Los coches tienen dos clases de averías. Las que son definitivas, como cuando se te cae la puerta del conductor por un barranco y tú estabas agarrado a ella, las muy urgentes, y las que nadie lleva a reparar. Lo importante es identificar las inapelables y no es difícil, porque sueles darte cuenta al instante. Un neumático reventado no ofrece ninguna duda incluso para un analfabeto, como yo, en el asunto del motor. Y como norma, todas las cosas que impiden que el coche se desplace sin fuerza humana requieren la intervención de uno de esos tipos vestidos con mono y llenos de grasa, que saben todo sobre coches y sobre cualquier otra cosa.
Ellos llegan y antes de bajarse de la grúa, con una mirada furtiva a tu vehículo, ya pueden empezar a emitir sonidos guturales de desaprobación y manifiesto pesimismo. Si los médicos hicieran lo mismo, la mayor parte de los pacientes se arrojarían por el hueco del ascensor de la consulta. Por alguna extraña razón no abandonamos el empeño de reparar nuestro coche, incluso aunque el mecánico se ponga verde y le tiemble el pulso antes de darnos el veredicto de su llave inglesa. A propósito, ¿de qué pasta están hechas las llaves inglesas de los mecánicos y los fontaneros, que con un solo golpecito sobre la pieza presuntamente dañada son capaces de diagnosticar todo lo que ha ocurrido en una décima de segundo?
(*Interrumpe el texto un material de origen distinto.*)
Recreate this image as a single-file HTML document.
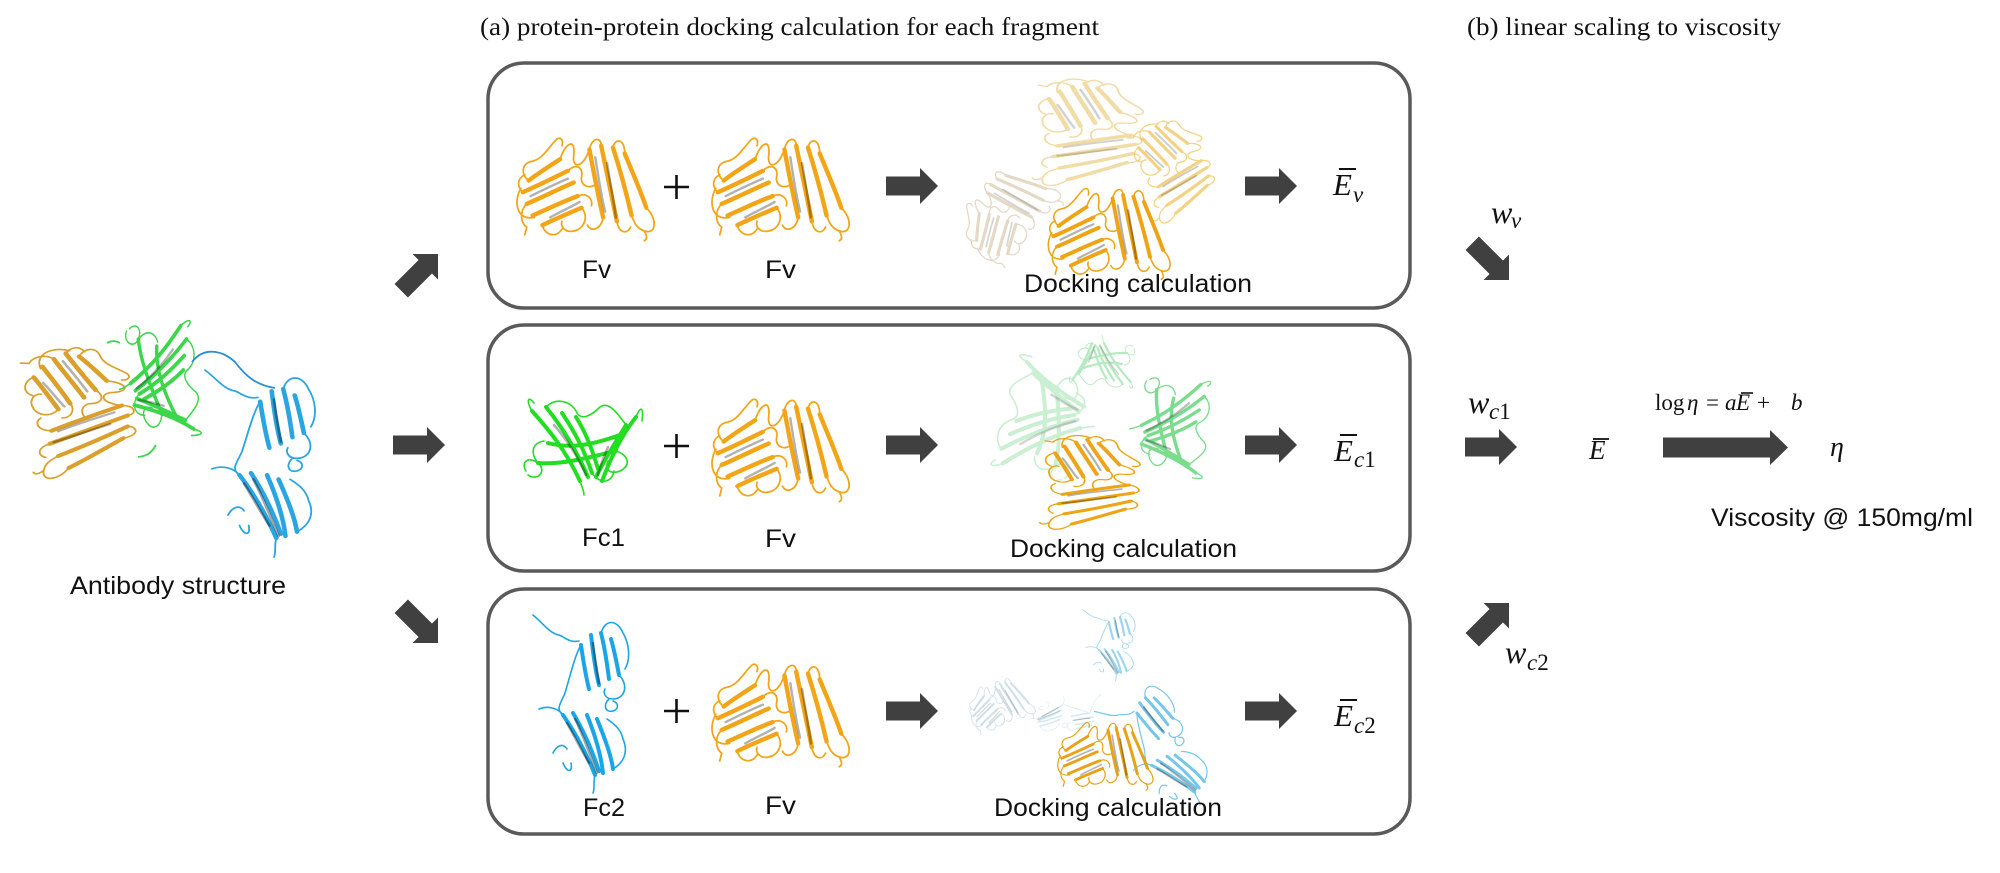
<!DOCTYPE html>
<html>
<head>
<meta charset="utf-8">
<style>
  html,body{margin:0;padding:0;background:#fff;}
  svg{display:block;}
  .sans{font-family:"Liberation Sans",Arial,sans-serif;fill:#111;}
  .serif{font-family:"Liberation Serif","Times New Roman",serif;fill:#111;}
  .it{font-style:italic;}
</style>
</head>
<body>
<svg width="2000" height="873" viewBox="0 0 2000 873" xmlns="http://www.w3.org/2000/svg">
<defs>
  <path id="ar" d="M0,-9.5H34V-18L52,0L34,18V9.5H0Z"/>
  <!-- Fv fragment (150x110) -->
  <g id="fv" fill="none" stroke="currentColor" stroke-linecap="round" stroke-linejoin="round">
    <path stroke-width="4.5" d="M16,48 C26,40 36,34 48,26 M10,60 C24,54 40,46 56,38 M14,72 C28,66 44,58 62,50 M20,84 C34,78 50,70 66,64 M30,94 C42,88 56,82 70,76 M78,16 C82,38 86,60 92,86 M90,12 C95,36 100,60 106,90 M102,14 C109,36 115,58 121,84 M114,20 C122,40 130,58 136,76"/>
    <path stroke-width="1.8" d="M48,26 C54,8 64,4 62,22 C60,34 70,38 78,16 M8,56 C0,70 4,90 22,86 M16,48 C8,42 8,30 20,28 C30,26 36,14 44,6 C48,2 52,6 50,12 M30,94 C32,104 44,108 50,98 M70,76 C78,86 72,98 62,100 C54,102 48,96 50,90 M78,16 C80,4 90,2 90,12 M102,14 C104,4 114,4 114,20 M136,76 C148,88 146,104 134,100 C126,97 124,92 121,84 M106,90 C108,102 116,104 120,96 M92,86 C90,98 80,102 76,94 M134,100 C136,104 138,108 134,110 M56,38 C64,30 72,34 70,44 C68,54 80,58 86,50 M10,60 C4,54 4,46 12,42 M14,72 C6,80 8,92 14,96 L12,104 M66,64 C74,60 82,66 80,74"/>
    <path stroke="#000" stroke-opacity=".3" stroke-width="2.5" d="M18,64 C30,58 42,52 56,46 M96,30 C99,50 103,70 105,86 M38,86 C48,80 58,76 68,70 M84,24 C87,44 90,64 94,80"/>
  </g>
  <!-- Fc1 fragment (125x100) -->
  <g id="fc1" fill="none" stroke="currentColor" stroke-linecap="round" stroke-linejoin="round">
    <path stroke-width="4" d="M12,16 C30,36 46,56 60,86 M26,12 C42,32 56,54 68,82 M42,18 C54,36 64,54 72,78 M106,30 C96,46 86,62 76,82 M116,22 C102,40 92,60 82,86 M28,48 C50,54 72,50 100,40 M18,68 C44,70 70,62 96,56 M56,22 C66,38 72,54 78,74"/>
    <path stroke-width="1.6" d="M12,16 C6,6 8,0 14,8 M6,76 C0,66 10,60 20,70 C26,78 16,86 8,80 M60,86 C62,92 64,96 64,100 M116,22 C120,12 124,10 122,26 M26,12 C36,2 50,6 56,16 C60,26 70,22 80,12 C88,6 96,16 106,30 M72,78 C80,90 92,88 94,76 M96,56 C108,60 112,70 100,76 C90,80 84,74 88,66 M18,68 C10,58 12,48 24,46"/>
    <path stroke="#000" stroke-opacity=".3" stroke-width="2.5" d="M34,30 C48,46 58,62 66,80 M88,52 C84,62 80,70 78,80"/>
  </g>
  <!-- Fc2 fragment (100x180) -->
  <g id="fc2" fill="none" stroke="currentColor" stroke-linecap="round" stroke-linejoin="round">
    <path stroke-width="4" d="M48,32 C50,46 52,60 56,76 M58,22 C60,40 62,56 66,72 M68,20 C72,36 74,50 76,66 M78,26 C82,40 84,52 86,62 M30,102 C44,122 54,142 62,162 M40,100 C52,120 60,140 66,158 M54,102 C62,122 68,142 70,160 M64,106 C72,126 78,142 80,156"/>
    <path stroke-width="1.6" d="M0,2 C10,10 16,20 26,22 C32,24 36,30 46,28 M48,32 C42,42 38,60 32,80 C28,90 22,96 30,102 M6,96 C16,92 26,96 30,102 M86,62 C96,72 92,86 80,86 C72,86 70,80 72,76 M68,20 C72,6 84,6 90,20 C96,30 98,46 92,56 M76,86 C70,92 72,100 80,98 C86,96 86,90 80,88 M62,162 C60,170 62,176 60,180 M80,156 C90,150 96,140 90,126 C88,116 80,110 74,106 M30,150 C34,160 40,160 38,150 M20,140 C24,132 30,130 34,136"/>
    <path stroke="#000" stroke-opacity=".35" stroke-width="2.5" d="M42,106 C52,126 58,146 64,160 M60,30 C62,46 64,58 66,70 M34,110 C44,128 50,140 56,150"/>
  </g>
</defs>

<rect width="2000" height="873" fill="#fff"/>

<!-- Titles -->
<text class="serif" x="480" y="35" font-size="25" textLength="619" lengthAdjust="spacingAndGlyphs">(a) protein-protein docking calculation for each fragment</text>
<text class="serif" x="1467" y="35" font-size="25" textLength="314" lengthAdjust="spacingAndGlyphs">(b) linear scaling to viscosity</text>

<!-- Boxes -->
<g fill="none" stroke="#5a5a5a" stroke-width="3.5">
  <rect x="488" y="63" width="922" height="245" rx="36"/>
  <rect x="488" y="325" width="922" height="246" rx="36"/>
  <rect x="488" y="589" width="922" height="245" rx="36"/>
</g>

<!-- Antibody structure -->
<g>
  <use href="#fv" style="color:#DBA02C" transform="translate(81,410) rotate(80) scale(0.9,1.05) translate(-75,-55)"/>
  <use href="#fc1" style="color:#3CD64A" transform="translate(161,380) rotate(80) scale(1.0,0.85) translate(-62,-50)"/>
  <use href="#fc2" style="color:#2AA5E2" transform="translate(205,368) scale(1.15,1.05)"/>
  <path d="M107,343 C112,340 116,341 120,343 M156,445 C152,452 148,456 138,457" fill="none" stroke="#3CD64A" stroke-width="1.8"/>
  <path d="M192,362 C205,345 225,352 235,362 C245,375 255,385 275,388" fill="none" stroke="#2A8FD0" stroke-width="1.8"/>
</g>
<text class="sans" x="70" y="594" font-size="25" textLength="216" lengthAdjust="spacingAndGlyphs">Antibody structure</text>

<!-- Arrows -->
<g fill="#404040">
  <use href="#ar" transform="translate(438,254) rotate(-45) translate(-52,0)"/>
  <use href="#ar" transform="translate(393,445)"/>
  <use href="#ar" transform="translate(438,643) rotate(45) translate(-52,0)"/>
  <use href="#ar" transform="translate(886,186)"/>
  <use href="#ar" transform="translate(1245,186)"/>
  <use href="#ar" transform="translate(886,445)"/>
  <use href="#ar" transform="translate(1245,445)"/>
  <use href="#ar" transform="translate(886,711)"/>
  <use href="#ar" transform="translate(1245,711)"/>
  <use href="#ar" transform="translate(1509,280) rotate(45) translate(-52,0)"/>
  <use href="#ar" transform="translate(1465,447)"/>
  <use href="#ar" transform="translate(1509,603) rotate(-45) translate(-52,0)"/>
  <path d="M1663,437.5H1770V430L1788,447.5L1770,465V457.5H1663Z"/>
</g>

<!-- Row 1 -->
<use href="#fv" style="color:#F2A516" transform="translate(513,134) scale(0.98,0.97)"/>
<use href="#fv" style="color:#F2A516" transform="translate(708,134) scale(0.98,0.97)"/>
<!-- Row 2 -->
<use href="#fc1" style="color:#22DD22" transform="translate(520,395)"/>
<use href="#fv" style="color:#F2A516" transform="translate(708,395) scale(0.98,0.97)"/>
<!-- Row 3 -->
<use href="#fc2" style="color:#1BA5E5" transform="translate(533,613)"/>
<use href="#fv" style="color:#F2A516" transform="translate(708,660) scale(0.98,0.97)"/>

<!-- Plus signs -->
<g stroke="#111" stroke-width="2.6">
  <path d="M664,187H689M676.5,175V199"/>
  <path d="M664,446H689M676.5,434V458"/>
  <path d="M664,711H689M676.5,699V723"/>
</g>

<!-- Fragment labels -->
<g class="sans" font-size="25">
  <text x="582" y="278" textLength="29" lengthAdjust="spacingAndGlyphs">Fv</text>
  <text x="765" y="278" textLength="31" lengthAdjust="spacingAndGlyphs">Fv</text>
  <text x="582" y="546" textLength="43" lengthAdjust="spacingAndGlyphs">Fc1</text>
  <text x="765" y="547" textLength="31" lengthAdjust="spacingAndGlyphs">Fv</text>
  <text x="583" y="816" textLength="42" lengthAdjust="spacingAndGlyphs">Fc2</text>
  <text x="765" y="814" textLength="31" lengthAdjust="spacingAndGlyphs">Fv</text>
</g>

<!-- Docking images row 1 -->
<use href="#fv" style="color:#CDBB96" opacity=".55" transform="translate(1007,212) rotate(-50) scale(0.7) translate(-75,-55)"/>
<use href="#fv" style="color:#E9C66A" opacity=".6" transform="translate(1090,133) rotate(90) scale(0.76,1.05) translate(-75,-55)"/>
<use href="#fv" style="color:#F0C050" opacity=".7" transform="translate(1175,168) rotate(70) scale(0.7) translate(-75,-55)"/>
<use href="#fv" style="color:#EEA414" transform="translate(1110,232) scale(0.87,0.86) translate(-75,-55)"/>
<!-- Docking images row 2 -->
<use href="#fc1" style="color:#9FE3AE" opacity=".55" transform="translate(1045,420) rotate(-80) scale(1.0) translate(-62,-50)"/>
<use href="#fc1" style="color:#8FE0A0" opacity=".65" transform="translate(1103,363) rotate(180) scale(0.55) translate(-62,-50)"/>
<use href="#fc1" style="color:#6ED982" opacity=".9" transform="translate(1172,427) rotate(90) scale(0.85) translate(-62,-50)"/>
<use href="#fv" style="color:#EDA416" transform="translate(1092,483) rotate(90) scale(0.67,0.95) translate(-75,-55)"/>
<!-- Docking images row 3 -->
<use href="#fv" style="color:#A9C6D6" opacity=".55" transform="translate(1000,704) rotate(-20) scale(0.45) translate(-75,-55)"/>
<use href="#fc2" style="color:#BFE0EE" opacity=".65" transform="translate(1066,714) rotate(90) scale(0.4) translate(-50,-90)"/>
<use href="#fc2" style="color:#7CC8E8" opacity=".75" transform="translate(1110,645) scale(0.55,0.4) translate(-50,-90)"/>
<use href="#fc2" style="color:#5EBDE6" opacity=".85" transform="translate(1160,750) rotate(-30) scale(0.75) translate(-50,-90)"/>
<use href="#fv" style="color:#E8A21A" transform="translate(1106,755) scale(0.68,0.64) translate(-75,-55)"/>

<!-- Docking labels -->
<g class="sans" font-size="25">
  <text x="1024" y="292" textLength="228" lengthAdjust="spacingAndGlyphs">Docking calculation</text>
  <text x="1010" y="557" textLength="227" lengthAdjust="spacingAndGlyphs">Docking calculation</text>
  <text x="994" y="816" textLength="228" lengthAdjust="spacingAndGlyphs">Docking calculation</text>
</g>

<!-- Energies -->
<g class="serif it">
  <text x="1333" y="195" font-size="31">E</text>
  <text x="1353" y="202" font-size="23">v</text>
  <text x="1334" y="461" font-size="31">E</text>
  <text x="1354" y="467" font-size="23">c<tspan font-style="normal">1</tspan></text>
  <text x="1334" y="726" font-size="31">E</text>
  <text x="1354" y="733" font-size="23">c<tspan font-style="normal">2</tspan></text>
</g>
<g stroke="#111" stroke-width="2">
  <path d="M1339,169H1356M1340,435H1357M1340,700H1357"/>
</g>

<!-- Weights -->
<g class="serif it">
  <text x="1491" y="223" font-size="32">w</text>
  <text x="1511" y="228" font-size="23">v</text>
  <text x="1468" y="413" font-size="32">w</text>
  <text x="1489" y="419" font-size="23">c<tspan font-style="normal">1</tspan></text>
  <text x="1505" y="663" font-size="32">w</text>
  <text x="1527" y="670" font-size="23">c<tspan font-style="normal">2</tspan></text>
</g>

<!-- Right side -->
<g class="serif" font-size="23">
  <text x="1655" y="410">log</text>
  <text x="1687" y="410" class="it">η</text>
  <text x="1706" y="410">=</text>
  <text x="1725" y="410" class="it">a</text>
  <text x="1736" y="410" class="it">E</text>
  <text x="1757" y="410">+</text>
  <text x="1791" y="410" class="it">b</text>
</g>
<path d="M1741,393H1753" stroke="#111" stroke-width="1.6"/>
<text class="serif it" x="1589" y="459" font-size="27">E</text>
<path d="M1593,439H1609" stroke="#111" stroke-width="1.8"/>
<text class="serif it" x="1830" y="456" font-size="28">η</text>
<text class="sans" x="1711" y="526" font-size="25" textLength="262" lengthAdjust="spacingAndGlyphs">Viscosity @ 150mg/ml</text>
</svg>
</body>
</html>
Todos nos preguntamos por qué nuestro coche no puede estar bien o mal, sin más, y por qué necesita todos esos comentarios adicionales de los mecánicos, que solo transmiten inseguridad al conductor. Hace un par de semanas, en el taller, me cambiaron dos ruedas -al coche, las mías están impecables-. En la entrega de llaves, el mecánico apuntó que habían aprovechado para revisar rutinariamente el motor, los frenos, y otras partes vitales del vehículo. Me dijo que de momento “todo estaba bien”, pero que en pocos días debería cambiar el aceite, que la dirección necesitaba un repaso urgente, que el mechero del coche está en cortocircuito, que un ratón estaba terminando de roer el último hilo de la correa de transmisión, que no me asustara si al frenar el auto se ponía a dos ruedas por el inminente desgaste de una de las pastillas, que las emisiones del tubo de escape harían sonrojarse a un directivo de Volkswagen, que la batería estaba en sus últimos chispazos, y que ese embrague, aunque hoy estaba en perfecto estado, mañana mismo podría empezar a arder, explotar, y calcinarme a mí y a todos los coches de los alrededores.
Desde entonces, cada vez que llego a mi destino sano y salvo, aparco y corro por el garaje con los brazos en alto, me asomo al graderío de la rampas, me quito la camiseta y la lanzo al público, justo antes de hacer una voltereta y besar la cámara.